The fire swept through at least two round houses, which were built on wooden stilts above a channel connected to the River Nene, and which were bordered by some sort of perimeter.

Like any good detective story, clues advance the narrative: a bowl, complete with wooden spoon and an unfinished meal — a discovery that suggests that whoever lived here left in a hurry. The skull indicates that perhaps not everyone was quick enough.

While many archaeological discoveries depend on luck, this one has benefited from several strokes of good fortune.

The site was uncovered thanks to the work of Must Farm quarry, run by a construction company called Forterra which, along with Historic England, a government heritage organisation, is financing the excavation. Perhaps only such a large quarrying operation could have removed so much earth across such a wide space and to such a depth, thereby exposing the prehistoric timbers.

The timbers and the items that have been unearthed were preserved by the silt and the water levels in the soil, according to Selina Davenport, a field archaeologist.

The way the wooden posts fell should also make it possible to reconstruct what the structures looked like before the fire broke out, sometime between 920 and 800 B.C.

While some posts stand vertically, many lie in eerie, geometric lines just as they fell 3,000 years ago — charred evidence both of the sophistication of this settlement and of the devastation of the blaze that destroyed it.

Archaeologists have known about the site for some time and had debated what to do with it for more than a decade. Finally, a decision was made to excavate and remove the artefacts because of worries that they would deteriorate.

That has left a huge but exciting task for those digging in freezing temperatures under temporary cover.
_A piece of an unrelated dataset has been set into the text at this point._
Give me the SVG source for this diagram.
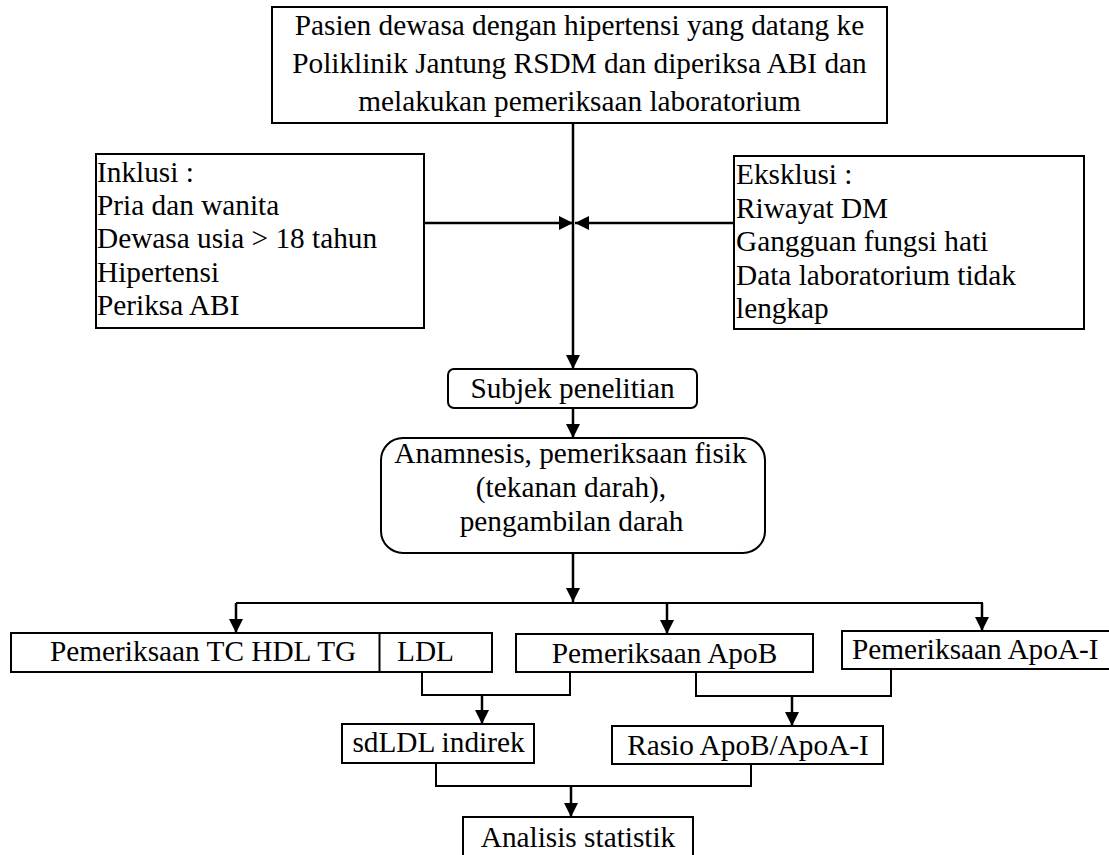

A team of about a dozen has been working since September and the project is due to finish in April, though that deadline looks ambitious.

For archaeologists, who usually work on smaller, more limited projects, the prospect of gaining a unique snapshot of everyday life in the Bronze Age presents a palpable thrill.

“It’s an amazing window to the other side,” said Iona Robinson, a project supervisor and researcher at the Cambridge Archaeological Unit. “We deal with shadows normally, we deal with absences, we are so used to working with 50 per cent of the evidence and now — here — we have this fantastic window into the full picture.”

During the Bronze Age, in this boggy environment, waterways formed the only reliable means of transport and communication (nine ancient log boats were discovered near here in 2011), so the site may have been at a sort of crossroads. It may, in fact, be typical of other settlements, still undiscovered, beneath the English fenlands.

From the items recovered so far, it seems that the men and women who lived here were at the high end of their society and established themselves above the waterway because of trade or other opportunities it afforded. That suggests this was a bustling nexus of their world, rather than an outpost at its margins.

The community here had much that was available in prehistoric Britain: textiles, ceramics, spears and a beautifully crafted, sickle-shaped, chopping tool. Beads from Central Europe have been found, as well as pots like those in northern France and swords similar to those from northern Spain.

All of which makes the question of how this community met its dramatic end all the more intriguing. One possibility is an accidental fire. Another is that it was deliberately destroyed by its occupants, either as a ritual act or because the structures had served their purpose and were falling apart. However, the fact that so many possessions were left argues against this.

The third possibility is an attack by hostile neighbours, and the skull is the first sign, according to Knight, that people may have died violently here.

He cautions that Bronze Age Britons sometime kept the skulls of their ancestors, so it is possible that this was a relic. But digging will soon show whether it is attached to a skeleton.

That thought might conjure images of Pompeii, and the way the last, desperate moments of its residents were preserved, but Must Farm was never destined to become a permanent archaeological site.

Indeed, solving the mystery of what happened is a race against time, and there is only one chance to get it right.

It is perhaps fitting that Must Farm resembles a construction site, because once the artefacts have been removed, the excavation will be filled with soil and broken brick, and the setting of this mysterious and very old settlement will become a roadway.